Task prompt –
Begin with the first line below and retype each line exactly through the line containing "import plotly.graph_objects as go". Any pictures are to be left out.

__________

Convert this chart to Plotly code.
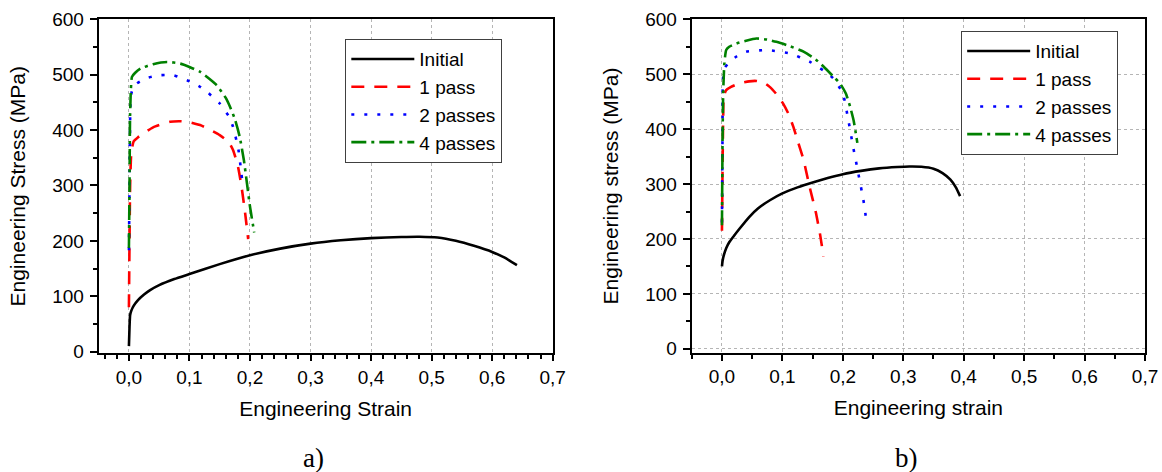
import plotly.graph_objects as go

# ---------------- data: panel a) ----------------
a_initial_strain = [0.0, 0.001, 0.002, 0.004, 0.008, 0.015, 0.025, 0.035, 0.05, 0.075, 0.1, 0.15, 0.2, 0.25, 0.3, 0.35, 0.4, 0.45, 0.48, 0.51, 0.54, 0.57, 0.6, 0.62, 0.641]
a_initial_stress = [10, 45, 66, 74, 83, 93, 103, 111, 120, 131, 140, 158, 174, 186, 195, 201, 205, 207, 207.5, 206, 200, 191, 180, 170, 156]

a_pass1_strain = [0.0, 0.001, 0.002, 0.004, 0.008, 0.015, 0.024, 0.04, 0.068, 0.085, 0.096, 0.12, 0.15, 0.165, 0.172, 0.18, 0.186, 0.192, 0.197]
a_pass1_stress = [80, 200, 300, 360, 380, 387, 394, 405, 415, 416, 415, 408, 391, 378, 364, 335, 298, 250, 203]

a_pass2_strain = [0.0, 0.001, 0.002, 0.003, 0.006, 0.013, 0.03, 0.052, 0.074, 0.096, 0.115, 0.129, 0.15, 0.165, 0.172, 0.181, 0.186, 0.188]
a_pass2_stress = [183, 300, 420, 460, 474, 484, 494, 499, 499, 490, 480, 469, 448, 425, 406, 364, 320, 300]

a_pass4_strain = [0.0, 0.001, 0.002, 0.005, 0.01, 0.019, 0.04, 0.063, 0.085, 0.1, 0.118, 0.145, 0.16, 0.167, 0.175, 0.183, 0.19, 0.195, 0.2, 0.207]
a_pass4_stress = [187, 300, 430, 496, 503, 511, 519, 523, 520, 514, 505, 481, 458, 442, 420, 388, 345, 304, 262, 215]

# ---------------- data: panel b) ----------------
b_initial_strain = [0.0, 0.001, 0.003, 0.007, 0.012, 0.02, 0.03, 0.045, 0.06, 0.08, 0.1, 0.125, 0.15, 0.175, 0.2, 0.23, 0.26, 0.29, 0.31, 0.33, 0.35, 0.365, 0.378, 0.387, 0.394]
b_initial_stress = [150, 160, 170, 183, 194, 206, 220, 240, 256, 271, 283, 294, 303, 311, 318, 324, 328.5, 331, 332, 331.5, 328, 320, 308, 294, 278]

b_pass1_strain = [0.0, 0.001, 0.002, 0.003, 0.007, 0.015, 0.029, 0.045, 0.057, 0.07, 0.079, 0.09, 0.101, 0.11, 0.118, 0.126, 0.135, 0.145, 0.155, 0.162, 0.168]
b_pass1_stress = [215, 330, 420, 460, 471, 477, 483.5, 487, 487.7, 484, 477, 464, 447, 428, 404.5, 376, 344, 295, 250, 210.5, 168]

b_pass2_strain = [0.0, 0.001, 0.0017, 0.005, 0.013, 0.025, 0.04, 0.074, 0.112, 0.145, 0.17, 0.184, 0.2, 0.209, 0.217, 0.2255, 0.234, 0.239]
b_pass2_stress = [230, 400, 492.6, 512, 523, 533, 541, 544, 538, 523, 505, 492.6, 465, 417, 368, 320, 271, 233]

b_pass4_strain = [0.0, 0.001, 0.002, 0.004, 0.007, 0.012, 0.024, 0.04, 0.057, 0.075, 0.09, 0.11, 0.135, 0.155, 0.168, 0.185, 0.195, 0.205, 0.212, 0.218, 0.224]
b_pass4_stress = [225, 380, 465, 520, 544, 550, 556, 561, 565, 563, 559, 552, 541, 527, 514, 495, 483.5, 465, 441, 415, 375]

series_names = ["Initial", "1 pass", "2 passes", "4 passes"]
series_colors = ["#000000", "#ff0000", "#0000ff", "#008000"]
series_dashes = ["solid", "13px,10px", "3px,10px", "15px,5px,3px,5px"]

x_tick_vals = [0.0, 0.1, 0.2, 0.3, 0.4, 0.5, 0.6, 0.7]
y_tick_vals = [0, 100, 200, 300, 400, 500, 600]

FONT = "Liberation Sans, Arial, sans-serif"

fig = go.Figure()

panel_a = [(a_initial_strain, a_initial_stress), (a_pass1_strain, a_pass1_stress),
           (a_pass2_strain, a_pass2_stress), (a_pass4_strain, a_pass4_stress)]
panel_b = [(b_initial_strain, b_initial_stress), (b_pass1_strain, b_pass1_stress),
           (b_pass2_strain, b_pass2_stress), (b_pass4_strain, b_pass4_stress)]

for i, (xs, ys) in enumerate(panel_a):
    fig.add_trace(go.Scatter(
        x=xs, y=ys, mode="lines", name=series_names[i],
        line=dict(color=series_colors[i], width=2.6, dash=series_dashes[i], shape="spline", smoothing=0.5),
        xaxis="x", yaxis="y", legend="legend"))

for i, (xs, ys) in enumerate(panel_b):
    fig.add_trace(go.Scatter(
        x=xs, y=ys, mode="lines", name=series_names[i],
        line=dict(color=series_colors[i], width=2.6, dash=series_dashes[i], shape="spline", smoothing=0.5),
        xaxis="x2", yaxis="y2", legend="legend2"))

tickfont = dict(family=FONT, size=19, color="black")
titlefont = dict(family=FONT, size=21, color="black")


def xaxis_cfg(domain, anchor, title, minor_dtick, grid):
    return dict(
        domain=domain, anchor=anchor, range=[-0.05, 0.7], automargin=False,
        tickmode="array", tickvals=x_tick_vals, tickformat=".1f",
        ticks="outside", ticklen=6, tickwidth=1.5, tickcolor="black",
        ticklabelstandoff=0,
        showline=True, linecolor="black", linewidth=2, mirror=True,
        showgrid=grid, gridcolor="#b5b5b5", griddash="dot", gridwidth=1,
        zeroline=False,
        minor=dict(dtick=minor_dtick, tick0=0, ticks="outside", ticklen=4,
                   tickwidth=1.5, tickcolor="black", showgrid=False),
        tickfont=tickfont,
        title=dict(text=title, font=titlefont, standoff=14),
    )


def yaxis_cfg(domain, anchor, title, rng, grid):
    return dict(
        domain=domain, anchor=anchor, range=rng, automargin=False,
        tickmode="array", tickvals=y_tick_vals,
        ticks="outside", ticklen=7, tickwidth=1.5, tickcolor="black",
        ticklabelstandoff=2,
        showline=True, linecolor="black", linewidth=2, mirror=True,
        showgrid=grid, gridcolor="#b5b5b5", griddash="dot", gridwidth=1,
        zeroline=False,
        minor=dict(dtick=50, tick0=0, ticks="outside", ticklen=4,
                   tickwidth=1.5, tickcolor="black", showgrid=False),
        tickfont=tickfont,
        title=dict(text=title, font=titlefont, standoff=21),
    )


legend_common = dict(
    xanchor="left", yanchor="top", bgcolor="white",
    bordercolor="#404040", borderwidth=1.2,
    font=dict(family=FONT, size=19, color="black"),
    itemwidth=63,
)

fig.update_layout(
    width=1162, height=472,
    margin=dict(l=0, r=0, t=0, b=0, autoexpand=False),
    paper_bgcolor="white", plot_bgcolor="white",
    separators=", ",
    showlegend=True,
    xaxis=xaxis_cfg([0.0849, 0.4756], "y", "Engineering Strain", 0.02, True),
    yaxis=yaxis_cfg([0.2515, 0.9591], "x", "Engineering Stress (MPa)", [-3, 600], False),
    xaxis2=xaxis_cfg([0.5953, 0.9854], "y2", "Engineering strain", 0.05, True),
    yaxis2=yaxis_cfg([0.2528, 0.9591], "x2", "Engineering stress (MPa)", [-7, 600], True),
    legend=dict(x=0.2970, y=1 - 39 / 472, **legend_common),
    legend2=dict(x=0.827, y=1 - 31 / 472, **legend_common),
    annotations=[
        dict(text="a)", x=0.2694, y=0.0297, xref="paper", yref="paper",
             xanchor="center", yanchor="middle",
             showarrow=False, font=dict(family="Liberation Serif, Times New Roman, serif", size=27, color="black")),
        dict(text="b)", x=0.7797, y=0.0297, xref="paper", yref="paper",
             xanchor="center", yanchor="middle",
             showarrow=False, font=dict(family="Liberation Serif, Times New Roman, serif", size=27, color="black")),
    ],
)

fig.write_html("out.html")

__________

Finished task –
Convert this chart to Plotly code.
import plotly.graph_objects as go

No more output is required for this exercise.